Commander of the Imperial Iranian Air Force
- In office 20 March 1954 – 7 October 1958
- Monarch: Mohammad Reza Pahlavi
- Prime Minister: Fazlollah Zahedi Hossein Ala' Manouchehr Eghbal
- Preceded by: Mohammad Moeini
- Succeeded by: Mohammad Amir Khatami
- In office 5 February 1952 – 3 March 1953
- Monarch: Mohammad Reza Pahlavi
- Prime Minister: Mohammad Mosaddegh Ahmad Qavam Mohammad Mosaddegh
- Preceded by: Mehdi Sepahpour [fa]
- Succeeded by: Mohammad Moeini
- In office 8 September 1947 – 30 March 1948
- Monarch: Mohammad Reza Pahlavi
- Prime Minister: Ahmad Qavam Ebrahim Hakimi
- Preceded by: Mohammad-Hossein Amidi [fa]
- Succeeded by: Mir-Mohammad Mohanna [fa]

General Adjutant to the Shah
- In office 1953–1954
- Monarch: Mohammad Reza Pahlavi
- Prime Minister: Fazlollah Zahedi

President of the Iranian Football Association
- In office 20 June 1950 – November/December 1952
- Preceded by: Ali Kani [fa]
- Succeeded by: Mohsen Haddad

Personal details
- Born: 1907 Tehran, Sublime State of Persia
- Died: 1986 (aged 78–79) Tehran, Islamic Republic of Iran
- Alma mater: Officers’ Academy

Military service
- Allegiance: Pahlavi Iran
- Branch/service: Imperial Iranian Air Force
- Years of service: 1930s–1958
- Rank: Lieutenant General
- Commands: Khuzestan Air Regiment (1941–?)
- Battles/wars: 1953 Iranian coup d'état

= Hedayatollah Gilanshah =

Imperial Iran's air force commander (1907–1986)

Hedayatollah Gilanshah (1907–1986) was the commander of the Imperial Iranian Air Force for three terms. He was among the individuals who contributed to the development of the Iranian air force. In addition, he was one of the army officers who played an active in the coup against Prime Minister Mohammad Mosaddegh in 1953.

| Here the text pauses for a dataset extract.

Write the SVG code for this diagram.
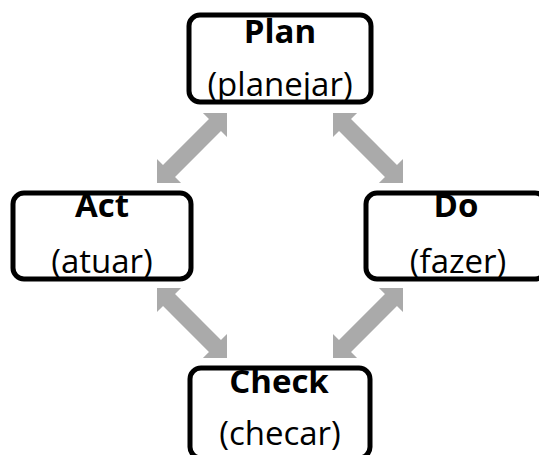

==Early life and education==
Gilanshah was born in Tehran in 1907. He hailed from an aristocratic family. He graduated from the Officers’ Academy in Tehran. He was trained as a pilot in England and France. He joined further training programmes in England and the US.

==Career and activities==
In September 1941, he served as the commander of the Khuzestan Air Regiment. In 1947, he was promoted to the rank of Brigadier General and commander of the Air force from 1947 to 1948.

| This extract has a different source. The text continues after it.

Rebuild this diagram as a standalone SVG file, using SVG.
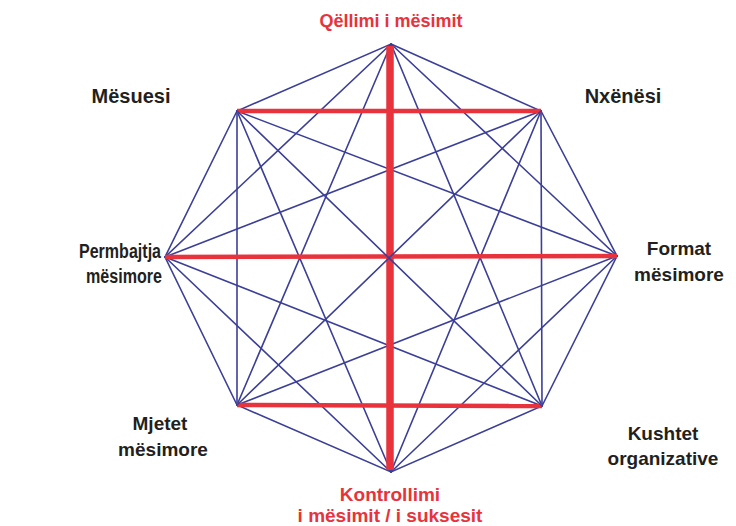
<svg xmlns="http://www.w3.org/2000/svg" width="736" height="526" viewBox="0 0 736 526">
<style>
.b{stroke:#3b3f98;stroke-width:1.6;fill:none;stroke-linecap:round}
.r{stroke:#e8333c;fill:none}
.lbl{font-family:"Liberation Sans",Arial,sans-serif;font-weight:bold;font-size:19px;fill:#231f20;text-anchor:middle}
.red{fill:#e8333c}
</style>
<rect width="736" height="526" fill="#fff"/>
<g id="connectors">
<g class="b">
<polygon points="391,44 541,111 617,256 542,406 391,472 237,405 165,257 237,111"/>
<line x1="391" y1="44" x2="617" y2="256"/>
<line x1="391" y1="44" x2="542" y2="406"/>
<line x1="391" y1="44" x2="237" y2="405"/>
<line x1="391" y1="44" x2="165" y2="257"/>
<line x1="541" y1="111" x2="542" y2="406"/>
<line x1="541" y1="111" x2="391" y2="472"/>
<line x1="541" y1="111" x2="165" y2="257"/>
<line x1="617" y1="256" x2="391" y2="472"/>
<line x1="617" y1="256" x2="237" y2="405"/>
<line x1="617" y1="256" x2="237" y2="111"/>
<line x1="542" y1="406" x2="165" y2="257"/>
<line x1="391" y1="472" x2="165" y2="257"/>
<line x1="391" y1="472" x2="237" y2="111"/>
<line x1="237" y1="405" x2="237" y2="111"/>
</g>
<line class="r" x1="237" y1="111" x2="541" y2="111" stroke-width="4.5"/>
<line class="r" x1="165" y1="257" x2="617" y2="256" stroke-width="4.5"/>
<line class="r" x1="237" y1="405" x2="542" y2="406" stroke-width="4.5"/>
<line class="r" x1="390" y1="46" x2="390" y2="470" stroke-width="7.5"/>
<line class="b" x1="237" y1="111" x2="542" y2="406"/>
<line class="b" x1="541" y1="111" x2="237" y2="405"/>
</g>
<g id="n-qellimi"><text class="lbl red" x="391" y="27" style="font-size:18px">Qëllimi i mësimit</text></g>
<g id="n-nxenesi"><text class="lbl" x="623" y="103" style="font-size:20px">Nxënësi</text></g>
<g id="n-format"><text class="lbl" x="679" y="255">Format</text><text class="lbl" x="679" y="281">mësimore</text></g>
<g id="n-kushtet"><text class="lbl" x="663" y="440">Kushtet</text><text class="lbl" x="663" y="465">organizative</text></g>
<g id="n-kontrollimi"><text class="lbl red" x="390" y="501">Kontrollimi</text><text class="lbl red" x="390" y="522">i mësimit / i suksesit</text></g>
<g id="n-mjetet"><text class="lbl" x="160" y="430">Mjetet</text><text class="lbl" x="163" y="456">mësimore</text></g>
<g id="n-permbajtja"><text class="lbl" x="120" y="258" style="font-size:20px" textLength="82" lengthAdjust="spacingAndGlyphs">Permbajtja</text><text class="lbl" x="124" y="283" style="font-size:20px" textLength="76" lengthAdjust="spacingAndGlyphs">mësimore</text></g>
<g id="n-mesuesi"><text class="lbl" x="131" y="103" style="font-size:20px">Mësuesi</text></g>
</svg>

Between 1950 and 1952 Gilanshah served as the head of the Iranian Soccer Association. In 1952 he was appointed as the commander of the Iranian Air Force. He blamed Prime Minister Mohammad Mosaddegh for his early retirement and joined the anti-Mosaddeq officers. He was part of the pro-British army officers who were planning a coup against the government of Mosaddegh. The major members of this group included General Hassan Arfa, Brigadier General Teymur Bakhtiar and Colonel Hassan Akhavi. Gilanshah was promoted to the rank of Major General after the coup which had removed Mosaddegh from office and was named as the chief of the Shah Mohammad Reza Pahlavi's military office. From 1954 to 1958 he was the commander of the Iranian Air Force. Hedayatollah Gilanshah was regarded as one of the most powerful military figures of the second Pahlavi era.

==Later years and death==
After leaving office he retired and died in 1986.